Le dernier festin de la plus grosse femelle requin mako (Isurus oxyrinchus) jamais pêchée est passé au crible par la NOAA. L'étude du contenu stomacal des rois des mers permet aux scientifiques de mieux comprendre le fonctionnement de la chaîne alimentaire. La biologiste Antonella Preti explique son travail en vidéo.
Antonella Preti, biologiste de la NOAA, est spécialisée dans l'étude des contenus stomacaux des requins. © usnoaafisheriesgov, NOAA
Le 3 juin 2013, une femelle mako (Isurus oxyrinchus) a été attrapée de façon légale dans le Pacifique, au large de Los Angeles. L’homme qui l’a pêchée a fait don des organes du poisson à la science. L’estomac de l’animal a ainsi fini entre les mains d’Antonella Preti, une biologiste de la NOAA. Spécialisée dans l’étude du contenu stomacal des poissons en tous genres et particulièrement des requins, elle affirme n’avoir jamais eu un requin mako aussi gros à analyser. La femelle mesurait presque 4 m de long et pesait 590 kg, mensurations largement au-dessus de la moyenne chez les makos.
Ce requin, de la famille des lamnidés qui inclut le grand requin blanc, est réputé pour manger tout ce qui lui passe sous les yeux. Il se nourrit d’oiseaux marins, de pieuvres, de divers poissons ou encore… de requins. D’après l’autopsie, il est aussi capable d’avaler tout rond un lion de mer ! À titre indicatif, un lion de mer adulte des eaux californiennes peut facilement peser 100 kg. Sacré festin donc pour le mako qui, d’après l’analyse du contenu stomacal, n'aurait rien mangé d'autre le dernier jour de son existence.
Antonella Preti étudie depuis 15 ans les contenus stomacaux des requins. Elle a analysé plus de 2.000 poches gastriques différentes, mais voilà probablement la plus grosse qu’elle ait rencontrée. Découvrir un lion de mer entier dans l’estomac de l’animal a été une surprise d’un grand intérêt. Sur le corps du lion de mer, on peut observer l’empreinte des dents du requin mako (à 2 mn dans le film). Celles-ci sont particulièrement pointues, et se distinguent formellement des dents d’un grand requin blanc, plus en forme de dent de scie.

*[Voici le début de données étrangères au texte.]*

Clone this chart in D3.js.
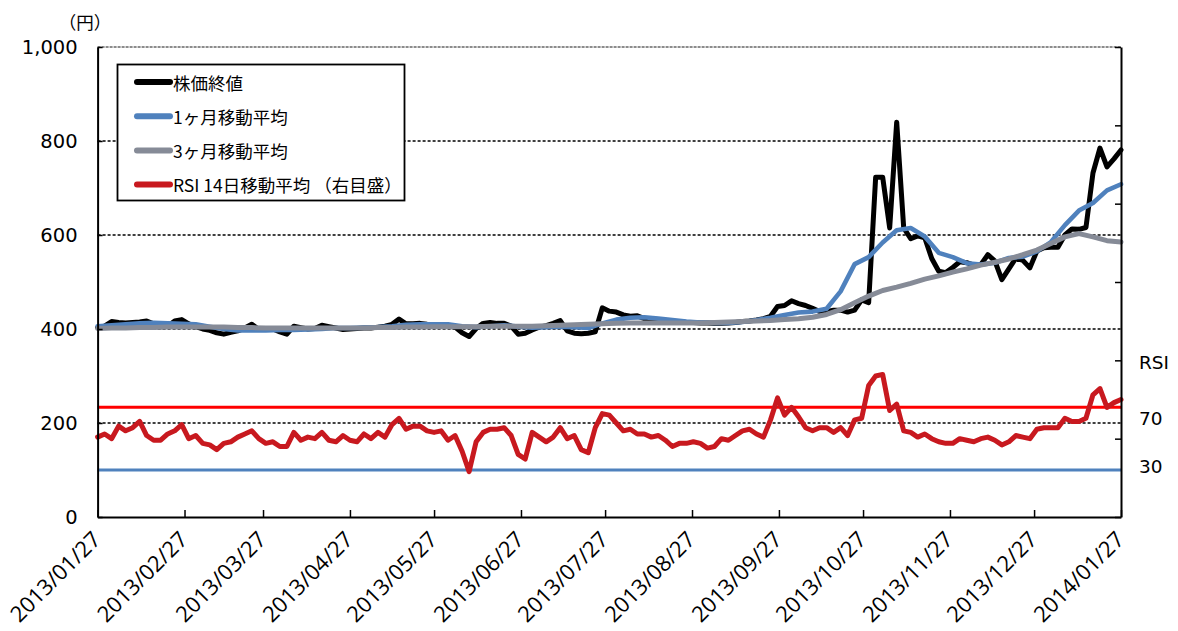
<!DOCTYPE html>
<html>
<head>
<meta charset="utf-8">
<script src="https://cdn.jsdelivr.net/npm/d3@7"></script>
<style>
  body { margin: 0; background: #fff; }
  svg { display: block; }
</style>
</head>
<body>
<svg id="chart" width="1178" height="631"></svg>
<script>
// ---- data ----------------------------------------------------------------
const periodStart = "2013/01/27";
const periodEnd = "2014/01/27";

const dateTickLabels = [
  "2013/01/27", "2013/02/27", "2013/03/27", "2013/04/27", "2013/05/27",
  "2013/06/27", "2013/07/27", "2013/08/27", "2013/09/27", "2013/10/27",
  "2013/11/27", "2013/12/27", "2014/01/27"
];
const priceTicks = [0, 200, 400, 600, 800, 1000];
const rsiTicks = [0, 50, 100, 150, 200, 250, 300];
const rsiBands = [70, 30];

const seriesNames = ["株価終値", "1ヶ月移動平均", "3ヶ月移動平均", "RSI 14日移動平均 （右目盛）"];

// closing price (円), sampled evenly across the period
const closePrice = [
  403, 406, 416, 414, 413, 414, 415, 417, 411, 405,
  406, 417, 420, 411, 405, 400, 397, 392, 389, 393,
  396, 402, 410, 399, 399, 400, 394, 389, 406, 403,
  400, 401, 408, 405, 402, 399, 400, 401, 402, 402,
  404, 406, 410, 421, 411, 411, 412, 410, 409, 408,
  406, 404, 392, 384, 401, 412, 414, 412, 412, 406,
  389, 391, 398, 404, 407, 412, 418, 396, 391, 390,
  391, 394, 445, 438, 436, 430, 427, 428, 422, 419,
  418, 417, 416, 415, 414, 414, 413, 413, 412, 412,
  413, 414, 416, 417, 419, 422, 427, 448, 450, 460,
  454, 450, 444, 437, 437, 440, 440, 436, 440, 462,
  456, 723, 723, 615, 840, 615, 592, 598, 594, 550,
  523, 520, 531, 543, 541, 536, 537, 558, 545, 505,
  528, 551, 546, 530, 566, 573, 574, 574, 600, 613,
  612, 616, 732, 785, 745, 762, 781
];

// RSI (14-day), same sampling as the closing price
const rsi14 = [
  51, 53, 50, 58, 55, 57, 61, 52, 49, 49,
  53, 55, 59, 50, 52, 47, 46, 43, 47, 48,
  51, 53, 55, 50, 47, 48, 45, 45, 54, 49,
  51, 50, 54, 49, 48, 52, 49, 48, 53, 50,
  54, 51, 59, 63, 56, 58, 58, 55, 54, 55,
  49, 52, 42, 29, 48, 54, 56, 56, 57, 52,
  40, 37, 54, 51, 48, 51, 57, 50, 52, 43,
  41, 57, 66, 65, 60, 55, 56, 53, 53, 51,
  52, 49, 45, 47, 47, 48, 47, 44, 45, 50,
  49, 52, 55, 56, 53, 51, 62, 76, 65, 70,
  64, 57, 55, 57, 57, 54, 57, 52, 62, 63,
  84, 90, 91, 68, 72, 55, 54, 51, 53, 50,
  48, 47, 47, 50, 49, 48, 50, 51, 49, 46,
  48, 52, 51, 50, 56, 57, 57, 57, 63, 61,
  61, 63, 78, 82, 70, 73, 75
];

// 1-month moving average (円), sampled every 5 days
const ma1Month = [
  406, 408, 410, 412, 413, 412, 411, 410, 405, 400,
  397, 397, 397, 398, 398, 399, 400, 402, 402, 403,
  404, 406, 409, 410, 410, 410, 406, 404, 406, 408,
  405, 403, 404, 405, 404, 402, 412, 420, 424, 425,
  422, 419, 416, 414, 413, 413, 415, 419, 424, 430,
  435, 437, 443, 480, 538, 553, 584, 610, 615, 597,
  562, 553, 540, 537, 541, 551, 554, 565, 585, 621,
  652, 668, 695, 708
];

// 3-month moving average (円), sampled every 5 days
const ma3Month = [
  401, 402, 402, 403, 403, 404, 404, 404, 404, 404,
  403, 403, 402, 402, 402, 402, 402, 402, 402, 402,
  403, 403, 404, 404, 405, 405, 405, 405, 406, 406,
  406, 406, 407, 408, 409, 410, 411, 412, 413, 413,
  413, 413, 413, 413, 414, 415, 416, 417, 418, 420,
  422, 425, 431, 441, 456, 470, 482, 489, 497, 506,
  513, 521, 528, 536, 542, 549, 558, 568, 582, 596,
  603, 596, 588, 585
];

// ---- layout --------------------------------------------------------------
const plot = { left: 97.6, right: 1121, top: 47, bottom: 517 };
const colors = {
  price: "#000000",
  ma1: "#4F81BD",
  ma3: "#868B97",
  rsi: "#C8191F",
  band70: "#FF0000",
  band30: "#4F81BD"
};

const parseDay = d3.timeParse("%Y/%m/%d");
const formatDay = d3.timeFormat("%Y/%m/%d");
const t0 = parseDay(periodStart), t1 = parseDay(periodEnd);

// spread a sampled series evenly over the period
function alongPeriod(values) {
  const span = t1 - t0;
  return values.map((v, i) => ({ date: new Date(+t0 + span * i / (values.length - 1)), value: v }));
}

const x = d3.scaleTime().domain([t0, t1]).range([plot.left, plot.right]);
const yPrice = d3.scaleLinear().domain([0, 1000]).range([plot.bottom, plot.top]);
const yRsi = d3.scaleLinear().domain([0, 300]).range([plot.bottom, plot.top]);

const svg = d3.select("#chart");
svg.append("rect").attr("width", 1178).attr("height", 631).attr("fill", "#fff");

// horizontal gridlines
svg.append("g")
  .selectAll("line")
  .data(priceTicks.filter(v => v > 0 && v < 1000))
  .join("line")
  .attr("x1", plot.left).attr("x2", plot.right)
  .attr("y1", d => yPrice(d)).attr("y2", d => yPrice(d))
  .attr("stroke", "#000").attr("stroke-width", 1.3)
  .attr("stroke-dasharray", "3,2");

svg.append("line")
  .attr("x1", plot.left).attr("x2", plot.right)
  .attr("y1", yPrice(1000)).attr("y2", yPrice(1000))
  .attr("stroke", "#8c8c8c").attr("stroke-width", 2.2)
  .attr("stroke-dasharray", "3,1");

// price series
const priceLine = d3.line().x(d => x(d.date)).y(d => yPrice(d.value));
const rsiLine = d3.line().x(d => x(d.date)).y(d => yRsi(d.value));

function drawLine(values, gen, color, width) {
  svg.append("path")
    .datum(alongPeriod(values))
    .attr("d", gen)
    .attr("fill", "none")
    .attr("stroke", color)
    .attr("stroke-width", width)
    .attr("stroke-linejoin", "round")
    .attr("stroke-linecap", "round");
}

drawLine(closePrice, priceLine, colors.price, 5);
drawLine(ma1Month, priceLine, colors.ma1, 4.6);
drawLine(ma3Month, priceLine, colors.ma3, 5);

// RSI reference levels
svg.append("g")
  .selectAll("line")
  .data(rsiBands)
  .join("line")
  .attr("x1", plot.left).attr("x2", plot.right)
  .attr("y1", d => yRsi(d)).attr("y2", d => yRsi(d))
  .attr("stroke", d => d === 70 ? colors.band70 : colors.band30)
  .attr("stroke-width", 3);

drawLine(rsi14, rsiLine, colors.rsi, 5);

// ---- axes ----------------------------------------------------------------
const axisFont = "'DejaVu Sans', Verdana, sans-serif";

const leftAxis = svg.append("g")
  .attr("transform", `translate(${plot.left},0)`)
  .call(d3.axisLeft(yPrice).tickValues(priceTicks).tickFormat(d3.format(","))
    .tickSizeInner(-5).tickSizeOuter(0).tickPadding(20));
leftAxis.select(".domain").attr("stroke-width", 2);
leftAxis.selectAll(".tick line").attr("stroke-width", 1.5);
leftAxis.selectAll("text").attr("font-family", axisFont).attr("font-size", 19.5).attr("fill", "#000");

const rightAxis = svg.append("g")
  .attr("transform", `translate(${plot.right},0)`)
  .call(d3.axisRight(yRsi).tickValues(rsiTicks).tickFormat("")
    .tickSizeInner(-6).tickSizeOuter(0));
rightAxis.select(".domain").attr("stroke-width", 2);
rightAxis.selectAll(".tick line").attr("stroke-width", 1.5);

const bottomAxis = svg.append("g")
  .attr("transform", `translate(0,${plot.bottom})`)
  .call(d3.axisBottom(x).tickValues(dateTickLabels.map(parseDay)).tickFormat(formatDay)
    .tickSizeInner(-7).tickSizeOuter(0));
bottomAxis.select(".domain").attr("stroke-width", 2);
bottomAxis.selectAll(".tick line").attr("stroke-width", 1.5);
bottomAxis.selectAll("text")
  .attr("font-family", "'Open Sans', 'Liberation Sans', sans-serif")
  .attr("font-size", 22)
  .attr("fill", "#000")
  .attr("text-anchor", "end")
  .attr("x", -14)
  .attr("y", 12)
  .attr("dy", "0.35em")
  .attr("transform", "rotate(-45)");

// unit label and right-side labels
svg.append("text")
  .attr("x", 85).attr("y", 21)
  .attr("text-anchor", "middle").attr("dominant-baseline", "central")
  .attr("font-family", "'Noto Sans CJK JP', sans-serif").attr("font-size", 17.5)
  .text("（円）");

const rightLabels = [
  { text: "RSI", y: 362 },
  { text: String(rsiBands[0]), y: 418 },
  { text: String(rsiBands[1]), y: 466 }
];
svg.append("g")
  .selectAll("text")
  .data(rightLabels)
  .join("text")
  .attr("x", 1139).attr("y", d => d.y)
  .attr("dominant-baseline", "central")
  .attr("font-family", axisFont).attr("font-size", 18.5)
  .text(d => d.text);

// ---- legend --------------------------------------------------------------
const legend = svg.append("g");
legend.append("rect")
  .attr("x", 117.5).attr("y", 64.5).attr("width", 287).attr("height", 136)
  .attr("fill", "#fff").attr("stroke", "#000").attr("stroke-width", 1.8);

const legendColors = [colors.price, colors.ma1, colors.ma3, colors.rsi];
const rows = legend.selectAll("g.row")
  .data(seriesNames)
  .join("g")
  .attr("class", "row")
  .attr("transform", (d, i) => `translate(0,${82 + i * 34.2})`);
rows.append("line")
  .attr("x1", 137).attr("x2", 170)
  .attr("stroke", (d, i) => legendColors[i])
  .attr("stroke-width", 6)
  .attr("stroke-linecap", "round");
rows.append("text")
  .attr("x", 173)
  .attr("dominant-baseline", "central")
  .attr("font-family", "'Noto Sans CJK JP', sans-serif")
  .attr("font-size", 17.5)
  .text(d => d);
</script>
</body>
</html>
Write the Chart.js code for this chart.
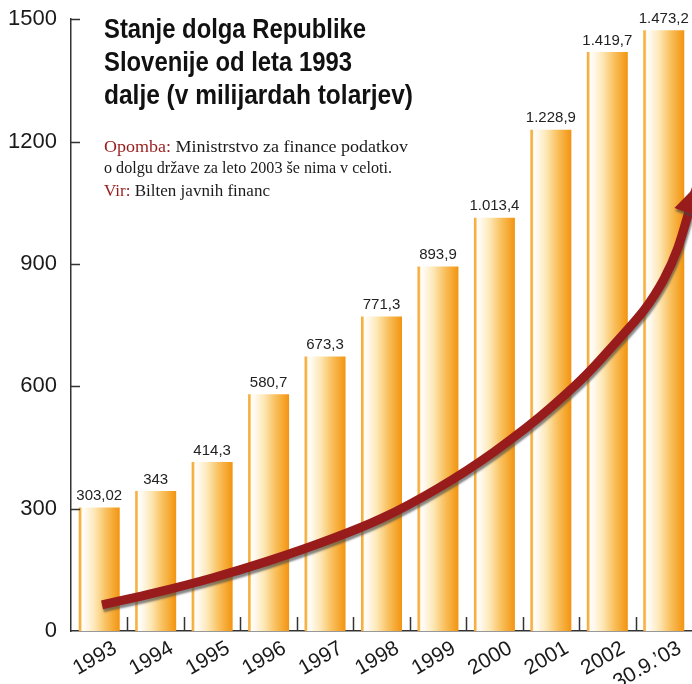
<!DOCTYPE html>
<html>
<head>
<meta charset="utf-8">
<script src="https://cdn.jsdelivr.net/npm/chart.js@4"></script>
<style>
  html, body { margin: 0; background: #fff; }
  #wrap { width: 692px; height: 684px; }
</style>
</head>
<body>
<div id="wrap"><canvas id="c"></canvas></div>
<script>
// categories
const years = ["1993", "1994", "1995", "1996", "1997", "1998", "1999", "2000", "2001", "2002", "30.9.’03"];

// debt, billions of tolars
const debt = [303.02, 343, 414.3, 580.7, 673.3, 771.3, 893.9, 1013.4, 1228.9, 1419.7, 1473.2];

// value labels as printed above the bars
const debtLabels = ["303,02", "343", "414,3", "580,7", "673,3", "771,3", "893,9", "1.013,4", "1.228,9", "1.419,7", "1.473,2"];

// decorative trend arrow (category index, value)
const trendX = [0.05, 1, 2, 3, 4, 5, 6, 7, 8, 9, 10, 10.6];
const trendY = [64, 94, 130, 172, 220, 276, 350, 440, 548, 684, 862, 1095];

// y axis ticks
const yTicks = [0, 300, 600, 900, 1200, 1500];

// texts
const titleLines = ["Stanje dolga Republike", "Slovenije od leta 1993", "dalje (v milijardah tolarjev)"];
const noteLabel = "Opomba:";
const noteLines = [" Ministrstvo za finance podatkov", "o dolgu države za leto 2003 še nima v celoti."];
const sourceLabel = "Vir:";
const sourceText = " Bilten javnih financ";

const BAR_PCT = 0.726;
const AXIS = "#333";
const RED = "#981c1c";

// gradient across each bar: thin orange edge, white, then deeper orange
function barGradient(c){
  const chart = c.chart, x = chart.scales.x;
  if(!x || c.dataIndex === undefined) return "#f7b23b";
  const mid = x.getPixelForValue(c.dataIndex);
  const w = Math.abs(x.getPixelForValue(1) - x.getPixelForValue(0)) * BAR_PCT;
  if(!isFinite(mid) || !isFinite(w) || w <= 0) return "#f7b23b";
  const g = chart.ctx.createLinearGradient(mid - w/2, 0, mid + w/2, 0);
  g.addColorStop(0, "#f5a935");
  g.addColorStop(0.05, "#f7b54c");
  g.addColorStop(0.08, "#fffdf6");
  g.addColorStop(0.16, "#fffaf0");
  g.addColorStop(0.4, "#fde6b2");
  g.addColorStop(0.65, "#f9c262");
  g.addColorStop(0.88, "#f5a42a");
  g.addColorStop(1, "#f29312");
  return g;
}

// draw text runs squeezed/stretched to a given width
function drawRuns(ctx, runs, x, y, width, font){
  ctx.font = font;
  const total = runs.reduce((s, r) => s + ctx.measureText(r.t).width, 0);
  ctx.save();
  ctx.translate(x, y);
  ctx.scale(width / total, 1);
  let cx = 0;
  runs.forEach(r => {
    ctx.fillStyle = r.c;
    ctx.fillText(r.t, cx, 0);
    cx += ctx.measureText(r.t).width;
  });
  ctx.restore();
}

// labels above bars
const valueLabels = {
  id: "valueLabels",
  afterDatasetsDraw(chart){
    const ctx = chart.ctx;
    const meta = chart.getDatasetMeta(0);
    ctx.save();
    ctx.font = '15px "Liberation Sans", Arial, sans-serif';
    ctx.fillStyle = "#222";
    ctx.textAlign = "center";
    ctx.textBaseline = "bottom";
    meta.data.forEach((bar, i) => ctx.fillText(debtLabels[i], bar.x, bar.y - 4));
    ctx.restore();
  }
};

// shadow under the trend line + arrowhead
const trendArrow = {
  id: "trendArrow",
  beforeDatasetDraw(chart, args){
    if(args.index !== 1) return;
    const ctx = chart.ctx;
    ctx.save();
    ctx.shadowColor = "rgba(70,70,70,0.65)";
    ctx.shadowOffsetX = 1;
    ctx.shadowOffsetY = 3;
    ctx.shadowBlur = 2;
  },
  afterDatasetDraw(chart, args){
    if(args.index !== 1) return;
    const ctx = chart.ctx;
    const pts = args.meta.data;
    const a = pts[pts.length - 2], b = pts[pts.length - 1];
    const ang = Math.atan2(b.y - a.y, b.x - a.x);
    const len = 30, half = 14;
    const bx = b.x - Math.cos(ang) * len, by = b.y - Math.sin(ang) * len;
    ctx.fillStyle = RED;
    ctx.beginPath();
    ctx.moveTo(b.x, b.y);
    ctx.lineTo(bx + Math.sin(ang) * half, by - Math.cos(ang) * half);
    ctx.lineTo(bx - Math.sin(ang) * half, by + Math.cos(ang) * half);
    ctx.closePath();
    ctx.fill();
    ctx.restore();
  }
};

// inward tick marks and texts
const decorations = {
  id: "decorations",
  afterDraw(chart){
    const { ctx, scales: { x, y } } = chart;
    ctx.save();
    ctx.strokeStyle = AXIS;
    ctx.lineWidth = 1.5;
    ctx.beginPath();
    yTicks.forEach(v => {
      if(!v) return;
      const py = Math.round(y.getPixelForValue(v)) + 0.5;
      ctx.moveTo(x.left, py);
      ctx.lineTo(x.left + 9, py);
    });
    for(let i = 1; i < years.length; i++){
      const px = Math.round(x.getPixelForValue(i - 0.5)) + 0.5;
      ctx.moveTo(px, y.bottom);
      ctx.lineTo(px, y.bottom - 14);
    }
    ctx.stroke();

    // title
    ctx.textBaseline = "alphabetic";
    const tf = 'bold 28px "Liberation Sans", Arial, sans-serif';
    const tw = [262, 248, 309];
    titleLines.forEach((t, i) => drawRuns(ctx, [{ t, c: "#111" }], 104, 38 + i * 33, tw[i], tf));

    // note and source
    const nf = '17px "Liberation Serif", "DejaVu Serif", serif';
    drawRuns(ctx, [{ t: noteLabel, c: RED }, { t: noteLines[0], c: "#1a1a1a" }], 104, 152, 304, nf);
    drawRuns(ctx, [{ t: noteLines[1], c: "#1a1a1a" }], 104, 173, 288, nf);
    drawRuns(ctx, [{ t: sourceLabel, c: RED }, { t: sourceText, c: "#1a1a1a" }], 104, 196, 166, nf);
    ctx.restore();
  }
};

new Chart(document.getElementById("c"), {
  type: "bar",
  data: {
    datasets: [
      {
        label: "Dolg",
        data: debt.map((v, i) => ({ x: i, y: v })),
        backgroundColor: barGradient,
        borderWidth: 0,
        barPercentage: BAR_PCT,
        categoryPercentage: 1,
        order: 1
      },
      {
        type: "line",
        label: "Trend",
        data: trendX.map((v, i) => ({ x: v, y: trendY[i] })),
        borderColor: RED,
        borderWidth: 9,
        borderCapStyle: "butt",
        pointRadius: 0,
        tension: 0.4,
        fill: false,
        clip: false,
        order: 0
      }
    ]
  },
  options: {
    responsive: true,
    maintainAspectRatio: false,
    animation: false,
    devicePixelRatio: 1,
    layout: { padding: { top: 19, right: 0, left: 0, bottom: 0 } },
    plugins: {
      legend: { display: false },
      tooltip: { enabled: false },
      title: { display: false }
    },
    scales: {
      x: {
        type: "linear",
        min: -0.5,
        max: 10.5,
        offset: false,
        grid: { display: false, offset: false },
        border: { display: true, color: AXIS, width: 1.5 },
        afterBuildTicks(s){ s.ticks = years.map((_, i) => ({ value: i })); },
        ticks: {
          color: "#1a1a1a",
          font: { family: '"Liberation Sans", Arial, sans-serif', size: 21 },
          minRotation: 30,
          maxRotation: 30,
          padding: -3,
          labelOffset: 16,
          autoSkip: false,
          callback: (v, i) => years[i]
        },
        afterFit(s){ s.height = 53; }
      },
      y: {
        min: 0,
        max: 1500,
        grid: { display: false },
        border: { display: true, color: AXIS, width: 1.5 },
        ticks: {
          stepSize: 300,
          color: "#1a1a1a",
          padding: 6,
          font: { family: '"Liberation Sans", Arial, sans-serif', size: 22 },
          callback: v => String(v)
        },
        afterFit(s){ s.width = 71; }
      }
    }
  },
  plugins: [valueLabels, trendArrow, decorations]
});
</script>
</body>
</html>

Pourquoi porter tant d’attention au contenu stomacal des géants de la mer ? Une pièce découverte dans l’estomac détient beaucoup d’informations sur le rythme alimentaire du poisson. Chaque objet découvert dans l'estomac sera nettoyé, désincrusté et examiné en détail. Il en sera de même pour le suc gastrique, véritable mine d’or pour les biologistes. Aussi répugnante qu’elle puisse paraître, cette étude permet aux biologistes de comprendre le fonctionnement de la chaîne alimentaire. Qui mange qui ? Quand et comment les grands poissons se nourrissent-ils ? Des réponses essentielles à la compréhension de l’écologie, de la biologie de ces requins et des interactions entre les espèces.
Pour envisager une économie de pêche durable, il est par exemple essentiel de décrypter ces relations proies-prédateurs qui rythment la dynamique de la chaîne alimentaire. La surpêche est une menace majeure pour la faune aquatique. En plus de diminuer les stocks, elle modifie l’équilibre de la chaîne alimentaire. Des études, dont une publiée dans la revue Science en 2011, ont montré que les relations proies-prédateurs sont déjà endommagées. Il existe par exemple un seuil critique en dessous duquel le krill (la proie) est insuffisant et le nombre des oiseaux marins (les prédateurs) diminue sensiblement.